L’elezione di Napolitano venne considerata allora come una forzatura in virtù del fatto che il centrosinistra godeva di una maggioranza alla Camera del 55% dei seggi ottenuta grazie ad appena 24mila voti di scarto ed in virtù di un’assurda legge elettorale che loro, in primis, avevano significativamente osteggiato.

Un giudizio di merito sul metodo, che non investe, tuttavia, quello sulla condotta tenuta dal Presidente. L’equilibrio e la caratura di Giorgio Napolitano sono stati, infatti, elementi fondamentali per la tenuta istituzionale del nostro Paese in questi anni. E’ possibile affermare, alla scadenza del suo mandato, che il suo settennato si è contraddistinto per la capacità della massima carica dello Stato di rappresentare nel migliore dei modi i valori dell’unità Nazionale e le ragioni dell’intero Parlamento, nonché una fermezza nel prendere decisioni delicate e di assoluta importanza in alcune fasi salienti vissute dall’Italia in questi lunghi e travagliati anni.

A distanza di sette anni, si è aperto il dibattito per l’elezione del suo successore. Ancora una volta, in seguito ad una scadenza elettorale, la coalizione di centrosinistra si ritrova a detenere la maggioranza parlamentare alla Camera dei Deputati, premio scattato in questa circostanza grazie allo 0,4% ottenuto dal Svp. A differenza del 2006, tuttavia, al Senato non gode della maggioranza assoluta, ma soltanto di una maggioranza relativa in seguito al frammentato quadro emerso all’indomani dalle elezioni di febbraio. Le tre principali aggregazioni politiche (Italia Bene Comune, Pdl e Lega, Movimento 5 Stelle) si equivalgono in termini di voti raggiunti, rappresentando ognuno circa 1/3 del Paese, a cui si aggiunge il 10% raggiunto dal raggruppamento centrista.
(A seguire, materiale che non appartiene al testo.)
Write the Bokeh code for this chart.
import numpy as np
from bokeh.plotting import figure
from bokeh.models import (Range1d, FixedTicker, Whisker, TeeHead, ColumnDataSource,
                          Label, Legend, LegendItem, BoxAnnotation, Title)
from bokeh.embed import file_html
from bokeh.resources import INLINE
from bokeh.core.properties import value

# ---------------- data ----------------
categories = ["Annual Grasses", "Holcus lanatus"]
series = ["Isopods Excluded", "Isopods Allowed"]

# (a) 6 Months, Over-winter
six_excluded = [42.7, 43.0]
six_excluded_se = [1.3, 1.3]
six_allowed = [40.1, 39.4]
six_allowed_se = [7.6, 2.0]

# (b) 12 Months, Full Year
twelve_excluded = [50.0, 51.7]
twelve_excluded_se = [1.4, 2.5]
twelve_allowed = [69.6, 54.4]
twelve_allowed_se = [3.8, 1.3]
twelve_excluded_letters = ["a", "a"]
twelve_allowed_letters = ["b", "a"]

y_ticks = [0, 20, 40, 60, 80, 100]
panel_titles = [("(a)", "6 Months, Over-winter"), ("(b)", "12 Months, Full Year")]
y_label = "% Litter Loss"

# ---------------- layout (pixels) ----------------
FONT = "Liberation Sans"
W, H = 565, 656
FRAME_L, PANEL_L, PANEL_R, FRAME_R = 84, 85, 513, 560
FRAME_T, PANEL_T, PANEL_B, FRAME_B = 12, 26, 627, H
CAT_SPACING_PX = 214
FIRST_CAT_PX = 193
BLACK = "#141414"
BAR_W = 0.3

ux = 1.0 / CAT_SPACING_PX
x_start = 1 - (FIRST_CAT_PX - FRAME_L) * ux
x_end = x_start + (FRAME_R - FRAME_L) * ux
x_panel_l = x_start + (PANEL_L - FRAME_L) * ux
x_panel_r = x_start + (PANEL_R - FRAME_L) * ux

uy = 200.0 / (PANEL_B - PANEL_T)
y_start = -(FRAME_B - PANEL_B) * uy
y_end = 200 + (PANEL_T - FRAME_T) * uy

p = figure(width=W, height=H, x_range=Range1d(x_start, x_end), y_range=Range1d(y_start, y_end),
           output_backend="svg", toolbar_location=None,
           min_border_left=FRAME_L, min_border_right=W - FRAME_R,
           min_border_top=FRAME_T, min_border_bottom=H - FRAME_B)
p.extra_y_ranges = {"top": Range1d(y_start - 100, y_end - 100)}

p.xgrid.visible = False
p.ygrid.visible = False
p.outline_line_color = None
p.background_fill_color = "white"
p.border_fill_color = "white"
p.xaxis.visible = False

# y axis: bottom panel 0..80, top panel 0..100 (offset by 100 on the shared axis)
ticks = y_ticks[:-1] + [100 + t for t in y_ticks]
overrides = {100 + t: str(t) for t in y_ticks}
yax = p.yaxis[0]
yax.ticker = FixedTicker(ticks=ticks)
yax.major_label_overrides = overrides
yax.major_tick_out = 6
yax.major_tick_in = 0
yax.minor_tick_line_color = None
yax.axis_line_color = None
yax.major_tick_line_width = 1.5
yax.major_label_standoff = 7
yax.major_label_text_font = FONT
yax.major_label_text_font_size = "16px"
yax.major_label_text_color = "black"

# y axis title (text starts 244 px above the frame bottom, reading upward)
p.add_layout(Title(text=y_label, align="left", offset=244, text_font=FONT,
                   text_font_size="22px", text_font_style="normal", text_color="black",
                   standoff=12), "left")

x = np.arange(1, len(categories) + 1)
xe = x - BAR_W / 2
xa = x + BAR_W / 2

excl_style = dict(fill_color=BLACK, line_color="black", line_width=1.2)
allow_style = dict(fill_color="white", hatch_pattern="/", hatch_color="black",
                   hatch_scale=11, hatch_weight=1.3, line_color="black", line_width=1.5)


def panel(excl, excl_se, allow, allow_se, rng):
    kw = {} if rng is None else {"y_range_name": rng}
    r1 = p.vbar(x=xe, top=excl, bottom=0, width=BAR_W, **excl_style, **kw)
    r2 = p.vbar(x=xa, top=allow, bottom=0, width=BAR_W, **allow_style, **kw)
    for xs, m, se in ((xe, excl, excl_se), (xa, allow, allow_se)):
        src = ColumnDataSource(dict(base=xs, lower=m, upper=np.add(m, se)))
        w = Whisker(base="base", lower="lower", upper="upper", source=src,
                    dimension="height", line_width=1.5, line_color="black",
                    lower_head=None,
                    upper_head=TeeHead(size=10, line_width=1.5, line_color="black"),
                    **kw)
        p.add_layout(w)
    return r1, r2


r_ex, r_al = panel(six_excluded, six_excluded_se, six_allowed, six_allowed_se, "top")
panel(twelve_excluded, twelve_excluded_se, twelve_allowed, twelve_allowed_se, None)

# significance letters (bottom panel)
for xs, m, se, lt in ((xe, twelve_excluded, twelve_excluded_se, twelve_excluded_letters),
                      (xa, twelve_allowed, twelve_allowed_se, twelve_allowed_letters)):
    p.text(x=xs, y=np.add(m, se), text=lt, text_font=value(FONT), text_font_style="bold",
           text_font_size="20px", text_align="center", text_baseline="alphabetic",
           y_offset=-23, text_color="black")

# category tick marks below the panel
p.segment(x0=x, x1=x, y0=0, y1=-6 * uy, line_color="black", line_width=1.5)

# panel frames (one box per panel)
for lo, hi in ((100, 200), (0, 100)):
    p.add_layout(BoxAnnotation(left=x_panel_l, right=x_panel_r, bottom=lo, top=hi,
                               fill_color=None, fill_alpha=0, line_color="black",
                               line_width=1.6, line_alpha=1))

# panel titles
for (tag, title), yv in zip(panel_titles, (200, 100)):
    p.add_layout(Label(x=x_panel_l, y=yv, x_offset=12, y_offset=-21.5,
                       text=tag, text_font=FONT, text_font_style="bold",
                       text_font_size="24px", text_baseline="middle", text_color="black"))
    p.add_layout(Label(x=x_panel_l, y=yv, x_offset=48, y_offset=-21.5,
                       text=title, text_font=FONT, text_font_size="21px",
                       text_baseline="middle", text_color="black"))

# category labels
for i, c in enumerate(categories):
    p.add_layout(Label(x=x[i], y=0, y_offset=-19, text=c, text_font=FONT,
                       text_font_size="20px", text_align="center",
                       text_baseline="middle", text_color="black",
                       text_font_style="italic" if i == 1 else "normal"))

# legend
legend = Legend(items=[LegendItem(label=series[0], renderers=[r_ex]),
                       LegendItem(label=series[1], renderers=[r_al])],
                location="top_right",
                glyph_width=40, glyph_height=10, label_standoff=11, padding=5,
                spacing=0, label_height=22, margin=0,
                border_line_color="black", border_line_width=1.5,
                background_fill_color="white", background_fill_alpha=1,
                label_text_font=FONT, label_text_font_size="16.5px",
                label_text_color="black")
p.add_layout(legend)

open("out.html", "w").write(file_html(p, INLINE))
In un tale scenario, si è già assistito all’elezione dei Presidenti dei due rami del Parlamento, dove il centrosinistra ha eletto due propri esponenti, Laura Boldrini e Piero Grasso, quest’ultimo con un numero di voti inferiore alla maggioranza assoluta, circostanza che lo ha reso come il meno votato nella recente storia repubblicana a quell’incarico. Il Pdl, che aveva tutti gli elementi, in termini di tattica parlamentare, per sabotare tale elezione (dall’astensione al terzo scrutinio ed il voto al quarto per il candidato grillino alla designazione di un candidato montiano), ha preferito percorrere la strada del candidato di bandiera, senza la copertura dei numeri. Una scelta che potrebbe apparire, in termini strategici, calcolata ai fini degli appuntamenti successivi.
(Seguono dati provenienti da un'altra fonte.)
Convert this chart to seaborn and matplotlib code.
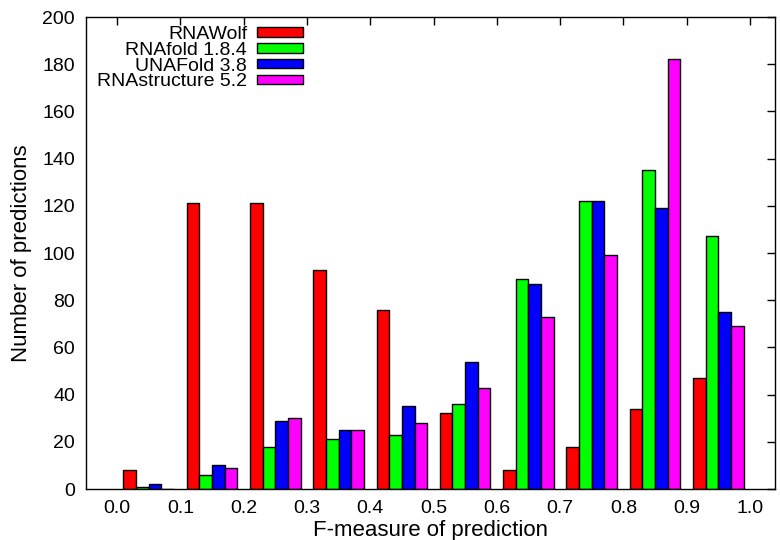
import numpy as np
import pandas as pd
import matplotlib
matplotlib.use('Agg')
import matplotlib.pyplot as plt
import seaborn as sns

# valores
bins = ['0.0-0.1', '0.1-0.2', '0.2-0.3', '0.3-0.4', '0.4-0.5',
        '0.5-0.6', '0.6-0.7', '0.7-0.8', '0.8-0.9', '0.9-1.0']
methods = ['RNAWolf', 'RNAfold 1.8.4', 'UNAFold 3.8', 'RNAstructure 5.2']
rnawolf = [8, 121, 121, 93, 76, 32, 8, 18, 34, 47]
rnafold = [1, 6, 18, 21, 23, 36, 89, 122, 135, 107]
unafold = [2, 10, 29, 25, 35, 54, 87, 122, 119, 75]
rnastructure = [0, 9, 30, 25, 28, 43, 73, 99, 182, 69]
tick_labels = ['0.0', '0.1', '0.2', '0.3', '0.4', '0.5',
               '0.6', '0.7', '0.8', '0.9', '1.0']
colors = ['#ff0000', '#00ff00', '#0000ff', '#ff00ff']

df = pd.DataFrame({
    'bin': bins * 4,
    'method': np.repeat(methods, len(bins)),
    'count': rnawolf + rnafold + unafold + rnastructure,
})

sns.set_style('white')
plt.rcParams['font.family'] = ['Liberation Sans', 'DejaVu Sans']
plt.rcParams['text.color'] = 'black'
plt.rcParams['axes.labelcolor'] = 'black'
plt.rcParams['xtick.color'] = 'black'
plt.rcParams['ytick.color'] = 'black'

fig = plt.figure(figsize=(7.8, 5.4), dpi=100)
ax = fig.add_axes([86/780, 1-489/540, (775-86)/780, (489-17)/540])

sns.barplot(data=df, x='bin', y='count', hue='method', order=bins,
            hue_order=methods, palette=colors, saturation=1, width=0.8,
            edgecolor='black', linewidth=1, errorbar=None, ax=ax)

ax.set_xlim(-0.99, 9.895)
ax.set_ylim(0, 200)
ax.set_xticks(np.arange(len(tick_labels)) - 0.5)
ax.set_xticklabels(tick_labels)
ax.set_yticks(range(0, 201, 20))
ax.tick_params(direction='in', length=6, width=1, top=True, right=True,
               labelsize=14, pad=8)
for s in ax.spines.values():
    s.set_color('black')
    s.set_linewidth(1)
ax.set_xlabel('F-measure of prediction', fontsize=16, labelpad=2)
ax.set_ylabel('Number of predictions', fontsize=16, labelpad=7)

ax.legend(loc='upper right', bbox_to_anchor=(303/780, 1-26/540),
          bbox_transform=fig.transFigure, frameon=False, markerfirst=False,
          fontsize=14, handlelength=2.37, handleheight=0.36,
          labelspacing=-0.06, handletextpad=0.5, borderpad=0, borderaxespad=0)

fig.savefig('out.png', dpi=100)
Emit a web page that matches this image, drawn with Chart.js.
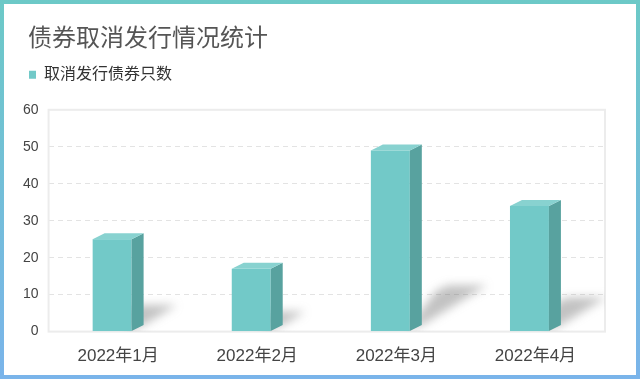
<!DOCTYPE html>
<html>
<head>
<meta charset="utf-8">
<script src="https://cdn.jsdelivr.net/npm/chart.js@4"></script>
<style>
  html, body { margin: 0; padding: 0; background: #fff; }
  #frame {
    width: 640px; height: 379px; box-sizing: border-box; padding: 4px;
    background: linear-gradient(to bottom, #6cc9c7, #7ab4ea);
  }
  #inner { width: 632px; height: 371px; background: #fff; }
  canvas { display: block; }
</style>
</head>
<body>
<div id="frame"><div id="inner"><canvas id="chart" width="632" height="371"></canvas></div></div>
<script>
const months = ["2022年1月", "2022年2月", "2022年3月", "2022年4月"];
const cancelled = [25, 17, 49, 34];
const seriesName = "取消发行债券只数";
const chartTitle = "债券取消发行情况统计";

const FRONT = "#72c9c8";
const SIDE = "#58a29f";
const TOP = "#88d2d0";
const DX = 12, DY = 6;
const FONT = "'Liberation Sans', 'Noto Sans CJK SC', sans-serif";

// draws the 3D boxes (front, side, top) plus a soft floor shadow
const bars3d = {
  id: "bars3d",
  beforeDatasetsDraw(chart) {
    const { ctx, chartArea: a } = chart;
    const bars = chart.getDatasetMeta(0).data;

    ctx.save();
    ctx.beginPath();
    ctx.rect(a.left, a.top, a.right - a.left, a.bottom - a.top);
    ctx.clip();

    // shadows first
    ctx.filter = "blur(5px)";
    ctx.fillStyle = "rgba(110,110,110,0.42)";
    for (const b of bars) {
      const w = b.width;
      const fl = b.x - w / 2 - DX / 2;
      const fr = fl + w;
      const base = b.base;
      const H = base - b.y;
      const px = 0.36 * H, py = 0.22 * H;
      ctx.beginPath();
      ctx.moveTo(fr - 4, base);
      ctx.lineTo(fr + DX, base - DY);
      ctx.lineTo(fr + DX + px, base - DY - py);
      ctx.lineTo(fl + DX + px, base - DY - py);
      ctx.lineTo(fl + px, base - py);
      ctx.closePath();
      ctx.fill();
    }
    ctx.filter = "none";

    for (const b of bars) {
      const w = b.width;
      const fl = b.x - w / 2 - DX / 2;
      const fr = fl + w;
      const top = b.y, base = b.base;

      ctx.fillStyle = FRONT;
      ctx.fillRect(fl, top, w, base - top);

      ctx.fillStyle = SIDE;
      ctx.beginPath();
      ctx.moveTo(fr, top);
      ctx.lineTo(fr + DX, top - DY);
      ctx.lineTo(fr + DX, base - DY);
      ctx.lineTo(fr, base);
      ctx.closePath();
      ctx.fill();

      ctx.fillStyle = TOP;
      ctx.beginPath();
      ctx.moveTo(fl, top);
      ctx.lineTo(fl + DX, top - DY);
      ctx.lineTo(fr + DX, top - DY);
      ctx.lineTo(fr, top);
      ctx.closePath();
      ctx.fill();
    }
    ctx.restore();
    return false;
  },
};

// light frame around the plot area
const plotFrame = {
  id: "plotFrame",
  beforeDatasetsDraw(chart) {
    const { ctx, chartArea: a } = chart;
    ctx.save();
    ctx.strokeStyle = "#ececec";
    ctx.lineWidth = 2;
    ctx.strokeRect(a.left, a.top, a.right - a.left, a.bottom - a.top);
    ctx.restore();
  },
};

// extra room under the legend, and nudge title/legend right
const headerTweak = {
  id: "headerTweak",
  beforeInit(chart) {
    const lg = chart.legend;
    if (lg) {
      const fit = lg.fit.bind(lg);
      lg.fit = function () { fit(); this.height += 17; };
    }
  },
  afterLayout(chart) {
    if (chart.titleBlock) { chart.titleBlock.left += 15; chart.titleBlock.right += 15; }
    if (chart.legend) { chart.legend.left += 15; chart.legend.right += 15; }
  },
};

const ctx = document.getElementById("chart").getContext("2d");
new Chart(ctx, {
  type: "bar",
  data: {
    labels: months,
    datasets: [{
      label: seriesName,
      data: cancelled,
      backgroundColor: FRONT,
      borderWidth: 0,
      barPercentage: 0.28,
      categoryPercentage: 1,
    }],
  },
  options: {
    responsive: false,
    animation: false,
    layout: { padding: { left: 9, right: 31, top: 0, bottom: -7 } },
    plugins: {
      title: {
        display: true,
        text: chartTitle,
        align: "start",
        color: "#555",
        font: { family: FONT, size: 24, weight: "normal" },
        padding: { top: 21, bottom: 12 },
      },
      legend: {
        display: true,
        align: "start",
        labels: {
          boxWidth: 7,
          boxHeight: 8,
          padding: 1,
          color: "#333",
          font: { family: FONT, size: 16 },
        },
      },
      tooltip: { enabled: false },
    },
    scales: {
      x: {
        grid: { display: false, drawTicks: false },
        border: { display: false },
        ticks: { color: "#444", font: { family: FONT, size: 17 }, padding: 15 },
      },
      y: {
        min: 0,
        max: 60,
        grid: { color: "#e3e3e3", lineWidth: 1, drawTicks: false },
        border: { display: false, dash: [5, 4] },
        ticks: { stepSize: 10, color: "#444", font: { family: FONT, size: 14 }, padding: 10 },
      },
    },
  },
  plugins: [headerTweak, plotFrame, bars3d],
});
</script>
</body>
</html>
L’attenzione, adesso, si è spostata, infatti, sulle manovre per l’elezione del Presidente della Repubblica e le recenti dichiarazioni di Berlusconi in merito, seguite da quelle di ieri di Angelino Alfano dalla Annunziata, hanno rilanciato il dibattito sulla scelta da compiere. Può il Partito Democratico, dopo l’elezione a maggioranza della seconda carica dello Stato e del Presidente della Camera, pensare di eleggere un proprio esponente seguendo quanto accaduto anche nel 2006 ed alla luce dell’inatteso esito elettorale? Ed allo stesso tempo, è ipotizzabile che ad un post-comunista subentri un altro esponente della stessa estrazione politico-culturale?
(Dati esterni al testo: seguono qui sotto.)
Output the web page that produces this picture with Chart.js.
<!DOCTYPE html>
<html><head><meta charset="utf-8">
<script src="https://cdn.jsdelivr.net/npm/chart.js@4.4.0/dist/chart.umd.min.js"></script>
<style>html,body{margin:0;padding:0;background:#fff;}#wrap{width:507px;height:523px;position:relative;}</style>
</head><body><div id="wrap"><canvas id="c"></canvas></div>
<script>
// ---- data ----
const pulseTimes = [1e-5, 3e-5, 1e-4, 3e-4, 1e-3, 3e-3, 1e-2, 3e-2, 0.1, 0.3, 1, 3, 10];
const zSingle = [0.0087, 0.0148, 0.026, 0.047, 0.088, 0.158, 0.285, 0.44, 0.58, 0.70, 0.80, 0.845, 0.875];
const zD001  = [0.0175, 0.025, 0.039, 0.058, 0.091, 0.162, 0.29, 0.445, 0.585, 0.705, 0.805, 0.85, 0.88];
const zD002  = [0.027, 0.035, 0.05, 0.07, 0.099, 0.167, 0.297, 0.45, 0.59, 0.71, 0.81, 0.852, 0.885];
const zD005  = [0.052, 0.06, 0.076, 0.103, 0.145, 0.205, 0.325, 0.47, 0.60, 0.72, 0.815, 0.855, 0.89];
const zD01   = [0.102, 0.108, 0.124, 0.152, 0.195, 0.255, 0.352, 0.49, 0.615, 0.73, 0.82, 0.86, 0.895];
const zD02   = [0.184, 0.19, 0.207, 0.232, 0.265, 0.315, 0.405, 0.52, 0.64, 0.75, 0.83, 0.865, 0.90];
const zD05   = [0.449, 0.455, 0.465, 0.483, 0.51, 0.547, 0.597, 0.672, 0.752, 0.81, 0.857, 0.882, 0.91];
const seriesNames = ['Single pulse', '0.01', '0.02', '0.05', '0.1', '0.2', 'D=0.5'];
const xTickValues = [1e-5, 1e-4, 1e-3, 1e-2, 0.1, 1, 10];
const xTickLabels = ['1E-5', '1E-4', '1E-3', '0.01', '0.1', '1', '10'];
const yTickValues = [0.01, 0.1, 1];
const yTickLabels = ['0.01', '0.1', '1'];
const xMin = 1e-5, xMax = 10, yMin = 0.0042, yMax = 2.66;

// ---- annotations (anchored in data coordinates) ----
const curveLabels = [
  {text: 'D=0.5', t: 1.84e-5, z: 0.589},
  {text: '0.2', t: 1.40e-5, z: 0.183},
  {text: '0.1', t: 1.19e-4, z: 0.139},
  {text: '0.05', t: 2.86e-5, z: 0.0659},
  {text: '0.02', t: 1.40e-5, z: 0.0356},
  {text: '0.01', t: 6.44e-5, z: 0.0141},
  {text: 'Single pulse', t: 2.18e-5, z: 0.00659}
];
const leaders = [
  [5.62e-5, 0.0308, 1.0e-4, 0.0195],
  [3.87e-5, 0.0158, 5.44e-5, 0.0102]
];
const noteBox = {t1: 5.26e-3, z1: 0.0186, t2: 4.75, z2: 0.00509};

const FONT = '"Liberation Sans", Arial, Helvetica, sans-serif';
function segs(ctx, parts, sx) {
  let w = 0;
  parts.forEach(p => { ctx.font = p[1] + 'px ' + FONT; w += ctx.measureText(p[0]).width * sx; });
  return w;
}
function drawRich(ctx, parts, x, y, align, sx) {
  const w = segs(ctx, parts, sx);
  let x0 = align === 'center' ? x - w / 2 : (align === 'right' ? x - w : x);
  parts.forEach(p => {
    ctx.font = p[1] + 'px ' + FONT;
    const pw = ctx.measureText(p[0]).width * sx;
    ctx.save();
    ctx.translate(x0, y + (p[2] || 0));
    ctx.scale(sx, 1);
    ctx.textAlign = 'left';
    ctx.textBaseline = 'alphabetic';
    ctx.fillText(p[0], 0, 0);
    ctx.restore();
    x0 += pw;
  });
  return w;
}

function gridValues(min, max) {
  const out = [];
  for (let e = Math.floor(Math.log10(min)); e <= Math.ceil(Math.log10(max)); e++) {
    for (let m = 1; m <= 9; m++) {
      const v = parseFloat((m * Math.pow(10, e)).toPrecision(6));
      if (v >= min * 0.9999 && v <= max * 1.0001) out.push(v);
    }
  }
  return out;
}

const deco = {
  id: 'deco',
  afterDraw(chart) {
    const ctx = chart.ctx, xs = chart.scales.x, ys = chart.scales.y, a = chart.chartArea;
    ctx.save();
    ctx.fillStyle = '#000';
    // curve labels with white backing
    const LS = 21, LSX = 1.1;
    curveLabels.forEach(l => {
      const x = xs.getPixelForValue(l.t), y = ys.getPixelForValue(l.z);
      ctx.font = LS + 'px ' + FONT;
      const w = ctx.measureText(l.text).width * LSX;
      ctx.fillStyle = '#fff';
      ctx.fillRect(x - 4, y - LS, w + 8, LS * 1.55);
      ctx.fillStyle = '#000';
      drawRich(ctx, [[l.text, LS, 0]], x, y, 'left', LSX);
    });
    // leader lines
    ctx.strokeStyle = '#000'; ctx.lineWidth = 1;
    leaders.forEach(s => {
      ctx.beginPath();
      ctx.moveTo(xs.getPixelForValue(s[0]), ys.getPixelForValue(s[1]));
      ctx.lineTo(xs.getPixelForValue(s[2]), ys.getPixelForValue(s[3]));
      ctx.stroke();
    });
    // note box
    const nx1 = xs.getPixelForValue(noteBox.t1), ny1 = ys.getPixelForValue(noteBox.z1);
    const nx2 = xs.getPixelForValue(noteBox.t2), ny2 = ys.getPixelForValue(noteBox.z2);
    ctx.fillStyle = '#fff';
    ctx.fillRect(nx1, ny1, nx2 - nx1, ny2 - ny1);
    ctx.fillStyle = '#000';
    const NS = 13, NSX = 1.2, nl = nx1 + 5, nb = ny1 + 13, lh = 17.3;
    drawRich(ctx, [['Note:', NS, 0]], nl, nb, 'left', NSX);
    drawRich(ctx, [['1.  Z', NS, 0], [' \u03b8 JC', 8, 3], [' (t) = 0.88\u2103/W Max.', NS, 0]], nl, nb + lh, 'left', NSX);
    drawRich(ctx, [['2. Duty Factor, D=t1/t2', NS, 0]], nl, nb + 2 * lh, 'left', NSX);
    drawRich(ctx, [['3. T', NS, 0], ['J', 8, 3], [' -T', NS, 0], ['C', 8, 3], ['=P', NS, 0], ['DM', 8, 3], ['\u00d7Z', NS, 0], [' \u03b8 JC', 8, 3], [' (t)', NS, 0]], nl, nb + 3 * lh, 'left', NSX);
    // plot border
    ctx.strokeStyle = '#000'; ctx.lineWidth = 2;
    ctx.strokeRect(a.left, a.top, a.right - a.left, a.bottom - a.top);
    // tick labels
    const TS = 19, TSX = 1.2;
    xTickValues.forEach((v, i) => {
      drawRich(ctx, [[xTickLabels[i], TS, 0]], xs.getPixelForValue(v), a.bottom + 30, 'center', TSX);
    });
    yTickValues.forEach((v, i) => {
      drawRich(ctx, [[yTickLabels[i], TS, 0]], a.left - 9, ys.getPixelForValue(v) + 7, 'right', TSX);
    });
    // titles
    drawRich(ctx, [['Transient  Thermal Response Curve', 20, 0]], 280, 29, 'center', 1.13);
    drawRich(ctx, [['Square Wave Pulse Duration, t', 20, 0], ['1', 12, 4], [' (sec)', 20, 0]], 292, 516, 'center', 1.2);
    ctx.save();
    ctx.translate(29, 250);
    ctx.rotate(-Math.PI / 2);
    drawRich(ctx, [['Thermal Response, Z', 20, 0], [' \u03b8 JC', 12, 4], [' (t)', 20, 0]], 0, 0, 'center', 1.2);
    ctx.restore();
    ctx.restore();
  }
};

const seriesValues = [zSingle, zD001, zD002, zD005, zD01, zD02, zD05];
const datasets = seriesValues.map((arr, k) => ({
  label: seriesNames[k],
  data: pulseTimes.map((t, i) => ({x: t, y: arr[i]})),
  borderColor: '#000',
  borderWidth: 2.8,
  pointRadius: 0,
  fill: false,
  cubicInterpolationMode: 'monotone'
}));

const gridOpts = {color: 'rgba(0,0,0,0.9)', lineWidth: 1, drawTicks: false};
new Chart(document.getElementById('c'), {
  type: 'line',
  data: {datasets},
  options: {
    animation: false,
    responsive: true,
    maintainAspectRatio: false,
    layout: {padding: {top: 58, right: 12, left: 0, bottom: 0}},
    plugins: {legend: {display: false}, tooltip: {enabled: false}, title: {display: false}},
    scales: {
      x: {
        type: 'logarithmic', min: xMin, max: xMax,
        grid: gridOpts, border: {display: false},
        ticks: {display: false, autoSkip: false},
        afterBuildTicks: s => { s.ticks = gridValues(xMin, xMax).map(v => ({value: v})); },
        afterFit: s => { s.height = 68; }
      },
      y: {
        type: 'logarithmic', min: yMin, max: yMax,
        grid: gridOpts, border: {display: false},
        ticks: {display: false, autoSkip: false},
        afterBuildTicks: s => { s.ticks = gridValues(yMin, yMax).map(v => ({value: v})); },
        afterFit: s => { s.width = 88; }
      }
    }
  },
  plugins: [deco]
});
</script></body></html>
Il buon senso istituzionale ci porterebbe ad escludere questa eventualità ed ad immaginare che lo stesso Bersani abbia la consapevolezza di orientare la scelta verso esponenti del campo moderato o liberale, al fine di creare le condizioni di una nuova prassi di alternanza e di condivisione per la guida delle istituzioni. Ovviamente, non si tratta di individuare nelle fila del Pdl tale candidatura, quanto, piuttosto, nel più vasto panorama del mondo indicato, dove non mancano figure di assoluta qualità per assurgere a tale carica. Ad avviso dello scrivente, seguendo il dibattito delle ultime ore e le scelte di discontinuità fatte per le presidenze della Camera da Bersani, ci si potrebbe orientare, ad esempio, per la prima donna al Quirinale, scelta tra una rosa di coloro che in questi anni hanno onorato con il loro prestigio ed operato le nostre istituzione all’Italia ed all’estero.

Sarebbe un segnale di distensione e di grande intelligenza politica, che potrebbe rappresentare per lo stesso leader democratico un capitale di credibilità che potrebbe essergli riconosciuto per gli appuntamenti a venire, alla luce anche della sobrietà e della serietà che lo hanno contraddistinto nella guida politica del suo partito fino ad oggi.